The noise in the back was horrendous: the roar of the engines, backed by the thudding of the rotor, made normal conversation impossible. But a few headsets, plugged into the intercom system, made it possible to listen to the pilots talking. When we landed to refuel at Arar, the pilot shut down his engines, and I sat there thinking, I hope this thing doesn’t start up again! But when the refuelling was complete, the Chinook’s engines re-started and off we went.
By then darkness had fallen, and we’d flown for only a few minutes when the pilot came on the intercom. ‘Congratulations, guys,’ he said. ‘We’ve just crossed the border. You’re now in Iraq.’
Great! I thought. This is cool, flying three hundred kilometres into enemy territory. Nobody else is doing this. Nobody else knows we’re going in. But at the same time I was thinking, This is real. This is dangerous. During my time in the SAS I’d been in some hairy situations on missions in various parts of the world, and on military operations in Northern Ireland, but nothing as dramatic as this. This was the first time I’d been to war.
To keep under the radar, we were flying only ten or twenty metres off the ground. I took my hat off to the pilots, who were prepared to go into hostile airspace so lightly armed. Apart from our own weapons, the only armaments on board were two SA80 automatic rifles which the loadies could fire through the portholes. SA80s are poor-quality, unreliable weapons at the best of times. We’d told the pilots that if we were attacked when we landed, we would handle the firefight.
In my headphones I suddenly heard the pilot start shouting. A surface-to-air missile site had locked onto us. With such a heavy load, no violent evasive tactics were possible; he lowered the chopper and with great skill hovered less than a metre above the desert. He had chaff, which he could fire off if necessary to confuse incoming missiles, but I felt quite scared knowing that I wasn’t in charge of my own destiny.
We seemed to hover for ever. I looked out through one of the portholes and was appalled to see how bright the moonlight was. The desert looked totally flat, without cover anywhere.

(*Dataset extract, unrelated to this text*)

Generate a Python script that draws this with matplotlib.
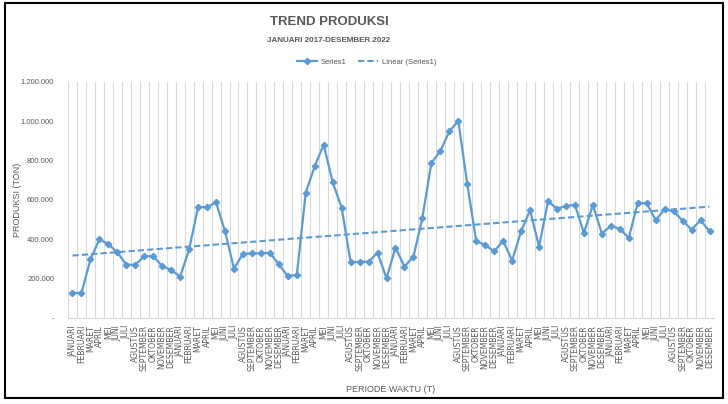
import matplotlib
matplotlib.use("Agg")
import matplotlib.pyplot as plt
import numpy as np
from matplotlib.patches import Rectangle
from matplotlib.ticker import FuncFormatter, MultipleLocator

plt.rcParams['font.family'] = ['Liberation Sans', 'DejaVu Sans']

months = ["JANUARI", "FEBRUARI", "MARET", "APRIL", "MEI", "JUNI", "JULI",
          "AGUSTUS", "SEPTEMBER", "OKTOBER", "NOVEMBER", "DESEMBER"]
years = [2017, 2018, 2019, 2020, 2021, 2022]
tick_labels = months * len(years)

produksi = [
    # 2017
    127000, 127000, 298000, 400000, 375000, 334000, 271000, 271000, 314000, 314000, 264000, 244000,
    # 2018
    210000, 349000, 564000, 564000, 588000, 441000, 251000, 327000, 328000, 329000, 332000, 273000,
    # 2019
    212000, 220000, 637000, 773000, 881000, 690000, 561000, 283000, 286000, 286000, 332000, 202000,
    # 2020
    358000, 261000, 312000, 510000, 788000, 849000, 949000, 1002000, 681000, 391000, 371000, 339000,
    # 2021
    393000, 291000, 441000, 548000, 363000, 593000, 556000, 569000, 576000, 432000, 575000, 429000,
    # 2022
    469000, 453000, 408000, 585000, 583000, 497000, 553000, 542000, 495000, 449000, 497000, 441000,
]

blue = "#5B9BD5"
gray = "#595959"

fig = plt.figure(figsize=(7.28, 4.04), dpi=100)
ax = fig.add_axes([68/728, 1-318/404, (714-68)/728, (318-82)/404])

x = np.arange(len(produksi))
y = np.array(produksi, dtype=float)
ax.plot(x, y, color=blue, lw=1.6, marker="D", ms=3.2, label="Series1", zorder=3)

coef = np.polyfit(x, y, 1)
trend = np.polyval(coef, x)
ax.plot(x, trend, color=blue, lw=1.5, ls=(0, (3, 1.5)), label="Linear (Series1)", zorder=2)

ax.set_xlim(-0.5, len(produksi) - 0.5)
ax.set_ylim(0, 1200000)
ax.yaxis.set_major_locator(MultipleLocator(200000))

def yfmt(v, pos):
    if v == 0:
        return "-"
    return f"{int(v):,}".replace(",", ".")
ax.yaxis.set_major_formatter(FuncFormatter(yfmt))

ax.set_xticks(x)
ax.set_xticklabels(tick_labels, rotation=90, fontsize=5.6, color=gray, family=['DejaVu Sans'])
ax.set_xticks(np.arange(-0.5, len(produksi), 1), minor=True)
ax.grid(which="minor", axis="x", color="#D9D9D9", lw=0.8)
ax.grid(which="major", axis="both", visible=False)
ax.tick_params(axis="x", which="both", length=0, pad=5)
ax.tick_params(axis="y", length=0, labelsize=5.5, labelcolor=gray, pad=10)

for s in ["top", "right", "left"]:
    ax.spines[s].set_visible(False)
ax.spines["bottom"].set_color("#D9D9D9")

ax.set_xlabel("PERIODE WAKTU (T)", fontsize=6.5, color=gray)
ax.xaxis.set_label_coords(0.5, -(385-318)/236)
ax.set_ylabel("PRODUKSI (TON)", fontsize=6.5, color=gray)
ax.yaxis.set_label_coords(-(68-22)/646, 0.5)

fig.text(329/728, 1-22/404, "TREND PRODUKSI", ha="center", va="center",
         fontsize=9.5, fontweight="bold", color=gray)
fig.text(329/728, 1-40/404, "JANUARI 2017-DESEMBER 2022", ha="center", va="center",
         fontsize=5.8, fontweight="bold", color=gray)

fig.legend(loc="center", bbox_to_anchor=(367/728, 1-62/404), ncol=2, frameon=False,
           fontsize=5.5, labelcolor=gray, handlelength=2.6, columnspacing=1.5, handletextpad=0.5)

fig.patches.append(Rectangle((5/728, 1-398/404), 718/728, 395/404, transform=fig.transFigure,
                             fill=False, edgecolor="black", lw=1.5))

fig.savefig("out.png", dpi=100)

Then after a minute or two we lifted again and carried on.
In my head I ran over the rations that I’d chosen and stowed in my bergen. I knew from experience that when you’re sitting around in an OP, boredom makes you want to eat. But I’d restricted myself to a daily ration of one main meal, two packets of biscuits, and some fruit like pineapple or pears in syrup. The main meals were boil-in-the-bag — things like beef stew, chicken and pasta, pasta and meatballs, bacon and beans. They were pre-cooked and sealed in tough silver-foil sachets, which you could roll up and squash down.
As for personal kit, I was dressed, like the rest of the guys, in regular DPMs (disruptive pattern material combat fatigues). We’d also been issued with lightweight, sand-coloured desert smocks, which unbelievably dated from the Second World War. I had worked my silk escape map into the waistband that held the drawstring of my trousers, and taped the twenty gold sovereigns onto the inside of my belt. On my head I was wearing a German Army cap, and on my feet a pair of brown Raichle Gore-Tex-lined walking boots, with well-insulated uppers and soles. On my hands I had a pair of green aviator’s gloves, made of fine leather. As useful extras I had two shamags. One was very light-coloured, like a biscuit. The other was thicker and altogether more suitable, being oatmeal and purple, with the design favoured by the special forces of Oman.